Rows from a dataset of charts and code
+-------+

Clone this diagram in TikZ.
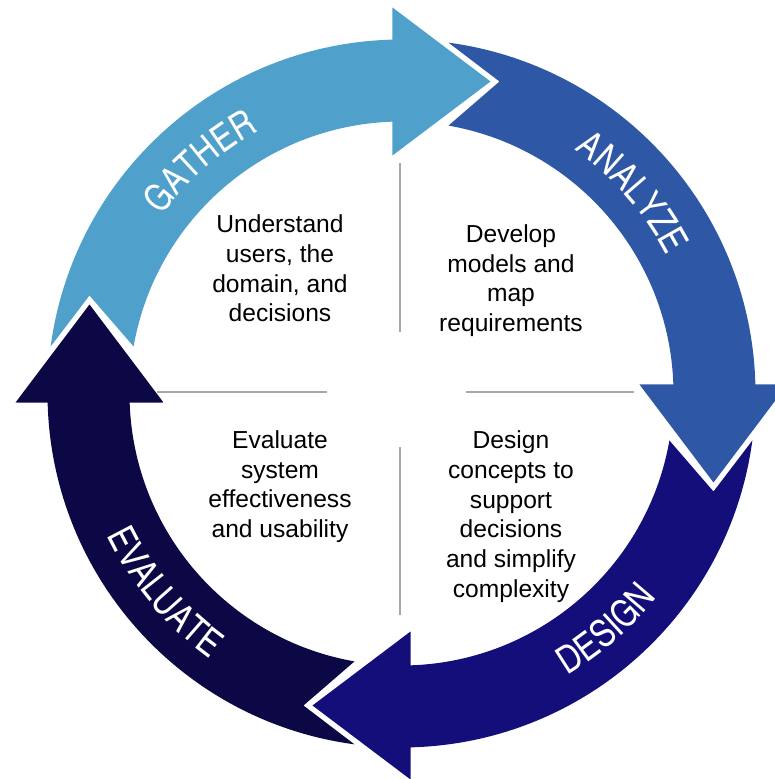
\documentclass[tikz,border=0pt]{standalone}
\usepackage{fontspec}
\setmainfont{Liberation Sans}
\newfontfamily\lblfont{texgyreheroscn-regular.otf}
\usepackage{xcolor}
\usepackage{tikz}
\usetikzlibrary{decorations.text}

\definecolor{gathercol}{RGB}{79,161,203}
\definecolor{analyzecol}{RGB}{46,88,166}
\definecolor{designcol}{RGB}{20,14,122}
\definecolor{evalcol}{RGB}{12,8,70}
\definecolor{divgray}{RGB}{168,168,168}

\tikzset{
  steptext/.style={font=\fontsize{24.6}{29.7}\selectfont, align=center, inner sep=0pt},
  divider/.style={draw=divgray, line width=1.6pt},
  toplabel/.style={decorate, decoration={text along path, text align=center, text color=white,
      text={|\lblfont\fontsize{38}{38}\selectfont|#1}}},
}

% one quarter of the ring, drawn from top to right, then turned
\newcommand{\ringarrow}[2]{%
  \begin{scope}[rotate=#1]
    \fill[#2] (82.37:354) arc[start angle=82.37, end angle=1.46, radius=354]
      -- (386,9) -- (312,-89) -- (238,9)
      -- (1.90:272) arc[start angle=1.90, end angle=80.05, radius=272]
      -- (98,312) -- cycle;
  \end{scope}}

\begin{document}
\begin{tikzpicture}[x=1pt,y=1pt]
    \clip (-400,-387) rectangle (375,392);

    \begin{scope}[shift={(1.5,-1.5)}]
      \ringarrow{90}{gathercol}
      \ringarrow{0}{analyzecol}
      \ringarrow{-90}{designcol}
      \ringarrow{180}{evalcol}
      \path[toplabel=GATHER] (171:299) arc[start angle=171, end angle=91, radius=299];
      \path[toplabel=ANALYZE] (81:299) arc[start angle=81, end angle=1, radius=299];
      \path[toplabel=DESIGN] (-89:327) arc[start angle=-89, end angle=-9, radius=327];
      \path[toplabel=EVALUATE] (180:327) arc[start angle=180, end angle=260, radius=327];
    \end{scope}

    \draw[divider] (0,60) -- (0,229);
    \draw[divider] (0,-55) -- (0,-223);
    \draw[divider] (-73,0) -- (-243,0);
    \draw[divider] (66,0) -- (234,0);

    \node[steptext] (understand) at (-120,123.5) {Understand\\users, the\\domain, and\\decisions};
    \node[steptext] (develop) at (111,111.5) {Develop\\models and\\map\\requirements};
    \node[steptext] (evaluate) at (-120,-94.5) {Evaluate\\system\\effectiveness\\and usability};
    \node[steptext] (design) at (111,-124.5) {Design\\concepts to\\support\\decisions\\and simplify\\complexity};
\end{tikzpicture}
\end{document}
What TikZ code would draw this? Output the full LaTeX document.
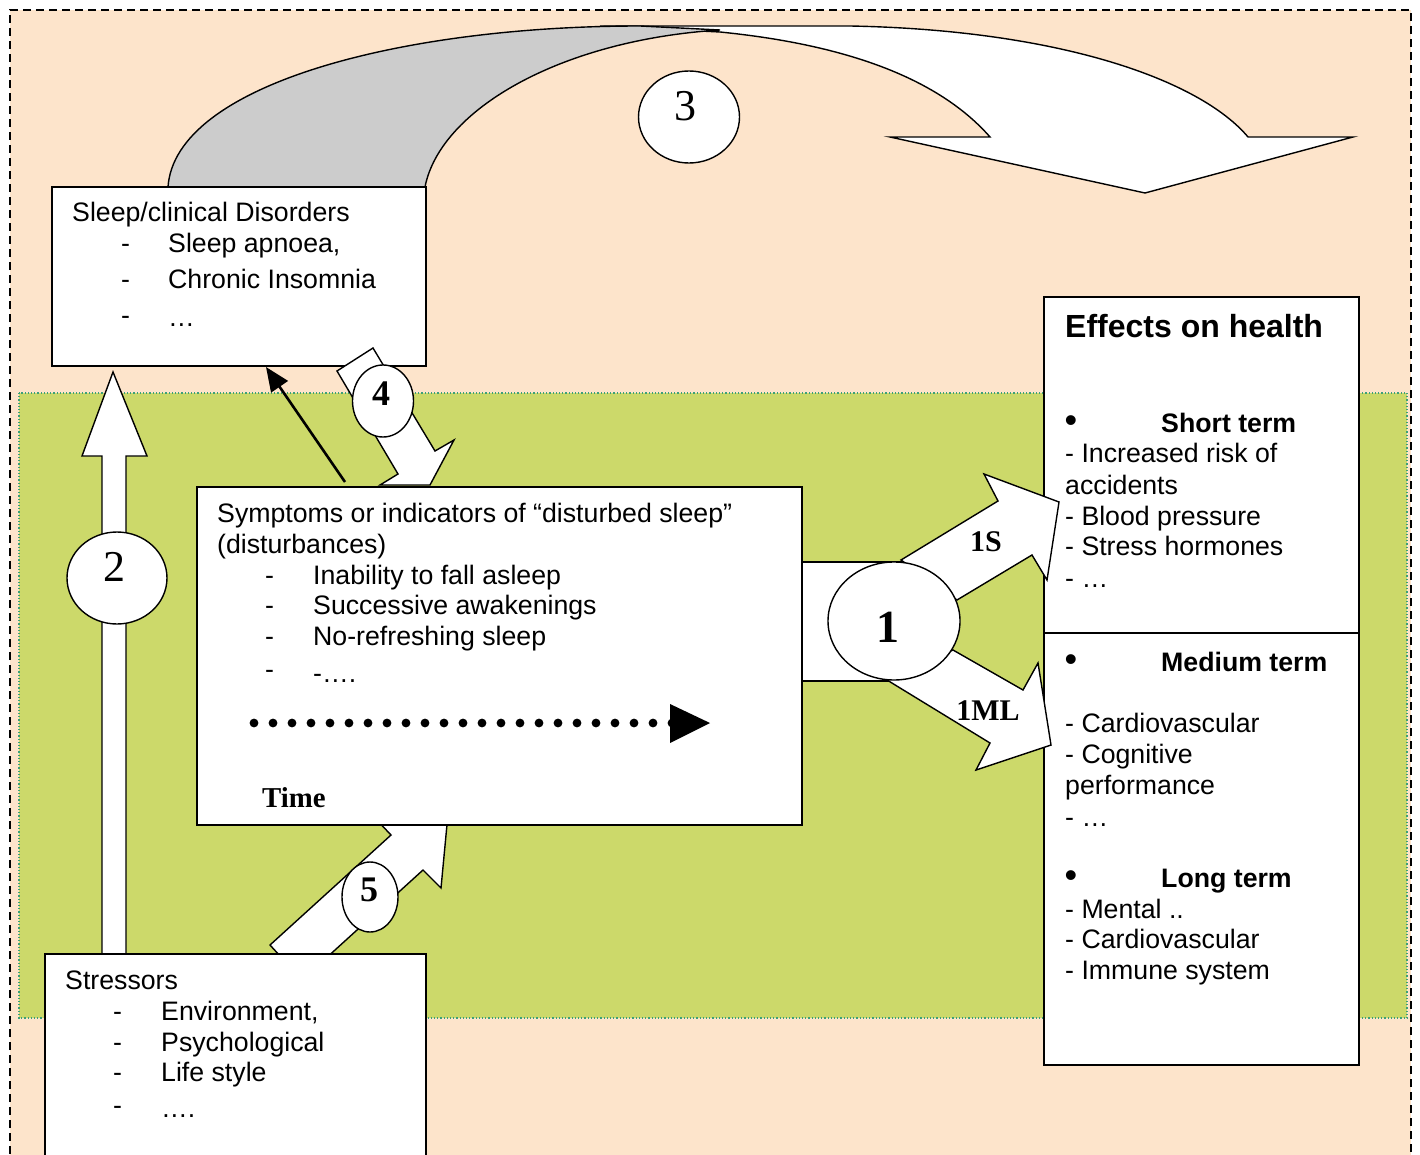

+-------+

Each record above should come back exactly the same, only without its pictures.

> **The reply**:
Clone this diagram in TikZ.
\documentclass[tikz,border=0pt]{standalone}
\usepackage{fontspec}
\setmainfont{Liberation Sans}
\newfontfamily\lblfont{texgyreheroscn-regular.otf}
\usepackage{xcolor}
\usepackage{tikz}
\usetikzlibrary{decorations.text}

\definecolor{gathercol}{RGB}{79,161,203}
\definecolor{analyzecol}{RGB}{46,88,166}
\definecolor{designcol}{RGB}{20,14,122}
\definecolor{evalcol}{RGB}{12,8,70}
\definecolor{divgray}{RGB}{168,168,168}

\tikzset{
  steptext/.style={font=\fontsize{24.6}{29.7}\selectfont, align=center, inner sep=0pt},
  divider/.style={draw=divgray, line width=1.6pt},
  toplabel/.style={decorate, decoration={text along path, text align=center, text color=white,
      text={|\lblfont\fontsize{38}{38}\selectfont|#1}}},
}

% one quarter of the ring, drawn from top to right, then turned
\newcommand{\ringarrow}[2]{%
  \begin{scope}[rotate=#1]
    \fill[#2] (82.37:354) arc[start angle=82.37, end angle=1.46, radius=354]
      -- (386,9) -- (312,-89) -- (238,9)
      -- (1.90:272) arc[start angle=1.90, end angle=80.05, radius=272]
      -- (98,312) -- cycle;
  \end{scope}}

\begin{document}
\begin{tikzpicture}[x=1pt,y=1pt]
    \clip (-400,-387) rectangle (375,392);

    \begin{scope}[shift={(1.5,-1.5)}]
      \ringarrow{90}{gathercol}
      \ringarrow{0}{analyzecol}
      \ringarrow{-90}{designcol}
      \ringarrow{180}{evalcol}
      \path[toplabel=GATHER] (171:299) arc[start angle=171, end angle=91, radius=299];
      \path[toplabel=ANALYZE] (81:299) arc[start angle=81, end angle=1, radius=299];
      \path[toplabel=DESIGN] (-89:327) arc[start angle=-89, end angle=-9, radius=327];
      \path[toplabel=EVALUATE] (180:327) arc[start angle=180, end angle=260, radius=327];
    \end{scope}

    \draw[divider] (0,60) -- (0,229);
    \draw[divider] (0,-55) -- (0,-223);
    \draw[divider] (-73,0) -- (-243,0);
    \draw[divider] (66,0) -- (234,0);

    \node[steptext] (understand) at (-120,123.5) {Understand\\users, the\\domain, and\\decisions};
    \node[steptext] (develop) at (111,111.5) {Develop\\models and\\map\\requirements};
    \node[steptext] (evaluate) at (-120,-94.5) {Evaluate\\system\\effectiveness\\and usability};
    \node[steptext] (design) at (111,-124.5) {Design\\concepts to\\support\\decisions\\and simplify\\complexity};
\end{tikzpicture}
\end{document}
What TikZ code would draw this? Output the full LaTeX document.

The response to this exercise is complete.